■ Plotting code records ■
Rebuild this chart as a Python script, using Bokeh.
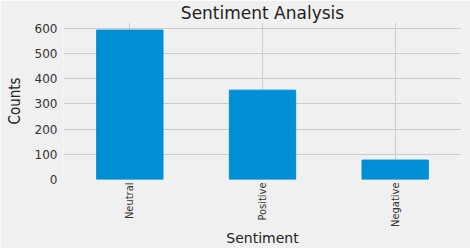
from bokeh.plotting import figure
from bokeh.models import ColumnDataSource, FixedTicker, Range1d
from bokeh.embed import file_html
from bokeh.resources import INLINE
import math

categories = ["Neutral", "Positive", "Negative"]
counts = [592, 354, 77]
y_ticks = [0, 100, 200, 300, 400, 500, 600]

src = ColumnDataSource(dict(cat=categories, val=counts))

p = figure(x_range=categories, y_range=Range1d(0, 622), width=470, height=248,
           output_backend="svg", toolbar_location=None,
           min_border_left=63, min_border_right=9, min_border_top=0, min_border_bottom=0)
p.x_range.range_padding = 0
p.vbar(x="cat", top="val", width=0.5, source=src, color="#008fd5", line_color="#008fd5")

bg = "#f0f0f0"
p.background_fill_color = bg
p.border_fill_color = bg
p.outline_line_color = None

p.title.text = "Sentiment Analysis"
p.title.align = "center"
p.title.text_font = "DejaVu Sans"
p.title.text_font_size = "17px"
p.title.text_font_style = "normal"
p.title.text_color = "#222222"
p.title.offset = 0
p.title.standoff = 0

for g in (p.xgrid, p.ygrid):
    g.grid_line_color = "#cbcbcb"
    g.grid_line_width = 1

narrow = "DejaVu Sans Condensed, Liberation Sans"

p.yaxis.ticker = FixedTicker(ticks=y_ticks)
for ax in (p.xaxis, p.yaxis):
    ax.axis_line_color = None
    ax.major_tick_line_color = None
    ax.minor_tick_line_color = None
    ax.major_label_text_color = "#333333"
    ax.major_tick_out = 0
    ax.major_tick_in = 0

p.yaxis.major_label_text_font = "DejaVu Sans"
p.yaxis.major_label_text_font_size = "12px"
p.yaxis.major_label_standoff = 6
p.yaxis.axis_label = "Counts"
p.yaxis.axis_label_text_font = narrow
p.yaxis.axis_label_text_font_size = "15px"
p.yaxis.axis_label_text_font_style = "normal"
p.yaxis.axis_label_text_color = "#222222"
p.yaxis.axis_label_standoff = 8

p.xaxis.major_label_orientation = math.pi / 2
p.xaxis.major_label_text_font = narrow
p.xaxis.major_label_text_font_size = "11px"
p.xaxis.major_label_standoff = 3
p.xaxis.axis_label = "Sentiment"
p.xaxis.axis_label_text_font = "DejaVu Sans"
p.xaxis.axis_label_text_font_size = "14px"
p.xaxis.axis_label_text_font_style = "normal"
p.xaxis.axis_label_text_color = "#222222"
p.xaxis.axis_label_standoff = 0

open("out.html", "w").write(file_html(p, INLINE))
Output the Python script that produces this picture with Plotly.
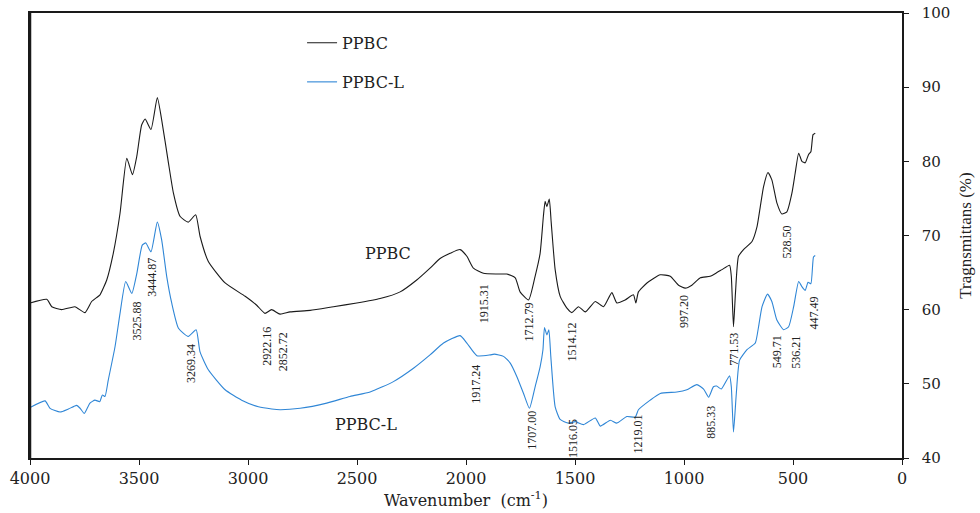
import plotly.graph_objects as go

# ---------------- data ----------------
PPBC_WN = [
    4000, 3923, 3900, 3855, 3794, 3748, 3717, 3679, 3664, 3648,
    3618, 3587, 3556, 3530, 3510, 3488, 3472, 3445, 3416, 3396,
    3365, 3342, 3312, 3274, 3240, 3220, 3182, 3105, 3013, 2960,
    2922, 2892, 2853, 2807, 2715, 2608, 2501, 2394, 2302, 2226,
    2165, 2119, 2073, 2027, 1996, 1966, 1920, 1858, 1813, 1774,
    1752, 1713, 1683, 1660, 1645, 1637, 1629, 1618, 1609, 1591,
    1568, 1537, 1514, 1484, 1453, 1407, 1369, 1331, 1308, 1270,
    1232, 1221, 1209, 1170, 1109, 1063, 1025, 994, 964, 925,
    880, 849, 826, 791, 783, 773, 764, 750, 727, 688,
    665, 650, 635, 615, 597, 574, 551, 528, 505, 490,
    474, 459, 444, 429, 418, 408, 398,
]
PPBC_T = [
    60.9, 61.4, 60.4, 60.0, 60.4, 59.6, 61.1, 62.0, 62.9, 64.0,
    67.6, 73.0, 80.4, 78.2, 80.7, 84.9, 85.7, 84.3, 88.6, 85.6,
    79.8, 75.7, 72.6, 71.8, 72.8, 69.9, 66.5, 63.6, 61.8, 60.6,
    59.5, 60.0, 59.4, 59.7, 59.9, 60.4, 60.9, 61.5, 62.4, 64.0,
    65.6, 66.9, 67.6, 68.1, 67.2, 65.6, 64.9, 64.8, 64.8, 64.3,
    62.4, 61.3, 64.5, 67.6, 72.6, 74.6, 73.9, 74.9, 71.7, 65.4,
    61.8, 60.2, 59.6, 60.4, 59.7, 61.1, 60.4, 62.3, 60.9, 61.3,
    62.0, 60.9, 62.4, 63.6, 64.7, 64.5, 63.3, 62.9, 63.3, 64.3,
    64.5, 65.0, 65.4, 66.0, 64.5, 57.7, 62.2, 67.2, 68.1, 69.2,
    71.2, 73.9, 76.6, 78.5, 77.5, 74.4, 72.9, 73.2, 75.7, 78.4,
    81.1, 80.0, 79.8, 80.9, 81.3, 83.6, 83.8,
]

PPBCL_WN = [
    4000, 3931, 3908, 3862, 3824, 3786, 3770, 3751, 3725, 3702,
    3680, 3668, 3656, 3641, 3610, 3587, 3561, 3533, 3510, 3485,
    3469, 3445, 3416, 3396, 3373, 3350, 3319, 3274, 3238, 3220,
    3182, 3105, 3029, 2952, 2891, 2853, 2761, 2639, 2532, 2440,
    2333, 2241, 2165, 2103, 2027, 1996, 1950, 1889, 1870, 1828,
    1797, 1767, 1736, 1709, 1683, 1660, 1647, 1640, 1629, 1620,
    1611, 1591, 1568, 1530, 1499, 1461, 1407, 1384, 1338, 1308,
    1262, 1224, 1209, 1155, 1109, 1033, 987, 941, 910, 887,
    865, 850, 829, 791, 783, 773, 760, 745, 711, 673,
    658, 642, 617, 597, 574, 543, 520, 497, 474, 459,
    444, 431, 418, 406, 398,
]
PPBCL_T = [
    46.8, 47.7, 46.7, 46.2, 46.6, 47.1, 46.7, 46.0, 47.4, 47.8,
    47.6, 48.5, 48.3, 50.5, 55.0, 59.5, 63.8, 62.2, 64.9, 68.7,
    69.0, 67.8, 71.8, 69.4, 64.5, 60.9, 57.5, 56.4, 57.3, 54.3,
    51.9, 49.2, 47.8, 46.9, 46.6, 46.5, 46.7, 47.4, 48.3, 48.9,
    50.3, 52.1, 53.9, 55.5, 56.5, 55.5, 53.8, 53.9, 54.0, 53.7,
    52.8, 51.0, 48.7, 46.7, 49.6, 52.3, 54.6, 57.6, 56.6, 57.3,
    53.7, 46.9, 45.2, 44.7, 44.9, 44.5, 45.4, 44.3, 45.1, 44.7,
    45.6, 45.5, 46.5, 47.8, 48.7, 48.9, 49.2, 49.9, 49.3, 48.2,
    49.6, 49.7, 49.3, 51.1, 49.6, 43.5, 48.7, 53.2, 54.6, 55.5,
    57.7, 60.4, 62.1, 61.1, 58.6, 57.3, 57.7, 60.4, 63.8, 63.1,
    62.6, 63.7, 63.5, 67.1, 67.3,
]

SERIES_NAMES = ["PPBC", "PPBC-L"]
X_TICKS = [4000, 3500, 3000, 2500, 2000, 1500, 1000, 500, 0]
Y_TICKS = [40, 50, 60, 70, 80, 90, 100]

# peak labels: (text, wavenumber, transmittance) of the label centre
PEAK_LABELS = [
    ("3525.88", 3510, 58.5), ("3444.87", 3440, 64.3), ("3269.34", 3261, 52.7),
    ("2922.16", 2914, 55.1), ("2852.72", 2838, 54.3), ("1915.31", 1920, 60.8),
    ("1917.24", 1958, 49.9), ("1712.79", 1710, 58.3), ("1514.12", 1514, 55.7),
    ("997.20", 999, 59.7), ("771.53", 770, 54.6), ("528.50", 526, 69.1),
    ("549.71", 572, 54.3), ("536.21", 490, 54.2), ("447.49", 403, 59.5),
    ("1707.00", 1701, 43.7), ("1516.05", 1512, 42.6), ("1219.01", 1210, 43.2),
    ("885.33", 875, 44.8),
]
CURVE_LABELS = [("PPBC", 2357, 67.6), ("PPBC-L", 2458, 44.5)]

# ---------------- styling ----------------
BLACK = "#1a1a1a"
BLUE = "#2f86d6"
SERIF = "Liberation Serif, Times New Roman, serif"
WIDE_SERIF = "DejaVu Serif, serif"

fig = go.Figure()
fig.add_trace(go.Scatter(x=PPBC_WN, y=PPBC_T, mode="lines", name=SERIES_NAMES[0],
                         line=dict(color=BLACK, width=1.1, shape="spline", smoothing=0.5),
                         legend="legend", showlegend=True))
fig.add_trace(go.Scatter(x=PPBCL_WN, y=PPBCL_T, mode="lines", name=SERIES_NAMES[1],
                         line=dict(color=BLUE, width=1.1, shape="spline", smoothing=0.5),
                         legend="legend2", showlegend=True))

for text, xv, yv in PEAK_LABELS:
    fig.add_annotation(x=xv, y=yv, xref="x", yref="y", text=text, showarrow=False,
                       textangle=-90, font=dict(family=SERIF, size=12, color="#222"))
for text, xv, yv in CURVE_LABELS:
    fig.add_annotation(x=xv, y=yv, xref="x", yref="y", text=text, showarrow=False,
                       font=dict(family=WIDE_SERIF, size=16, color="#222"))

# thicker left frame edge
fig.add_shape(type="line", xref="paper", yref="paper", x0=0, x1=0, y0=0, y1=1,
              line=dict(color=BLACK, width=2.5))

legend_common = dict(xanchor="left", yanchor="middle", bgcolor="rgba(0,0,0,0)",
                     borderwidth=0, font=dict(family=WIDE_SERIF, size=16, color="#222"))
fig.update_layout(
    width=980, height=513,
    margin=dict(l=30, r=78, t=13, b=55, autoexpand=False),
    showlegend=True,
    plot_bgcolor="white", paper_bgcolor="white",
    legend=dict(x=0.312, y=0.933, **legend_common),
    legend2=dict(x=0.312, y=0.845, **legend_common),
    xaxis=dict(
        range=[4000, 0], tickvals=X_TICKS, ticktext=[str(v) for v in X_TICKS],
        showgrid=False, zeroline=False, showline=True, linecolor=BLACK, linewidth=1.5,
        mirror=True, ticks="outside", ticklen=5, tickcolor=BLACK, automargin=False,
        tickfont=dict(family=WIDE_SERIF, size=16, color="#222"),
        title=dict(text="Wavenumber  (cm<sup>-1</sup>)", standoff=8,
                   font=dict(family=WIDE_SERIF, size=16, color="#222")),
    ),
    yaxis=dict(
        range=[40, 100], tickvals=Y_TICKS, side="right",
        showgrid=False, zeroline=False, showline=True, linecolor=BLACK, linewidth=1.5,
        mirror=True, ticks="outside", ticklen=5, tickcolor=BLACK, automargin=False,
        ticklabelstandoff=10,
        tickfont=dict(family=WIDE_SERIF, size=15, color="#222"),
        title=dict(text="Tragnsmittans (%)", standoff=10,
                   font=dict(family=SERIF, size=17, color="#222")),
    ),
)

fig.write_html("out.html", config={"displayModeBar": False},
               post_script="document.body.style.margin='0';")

■ GOAL OF THE EXERCISE ■
Without any pictures, set down the lines from the one holding "Output the Python" through the one holding "import plotly.graph_objects as go".

■ COMPLETED EXERCISE ■
Output the Python script that produces this picture with Plotly.
import plotly.graph_objects as go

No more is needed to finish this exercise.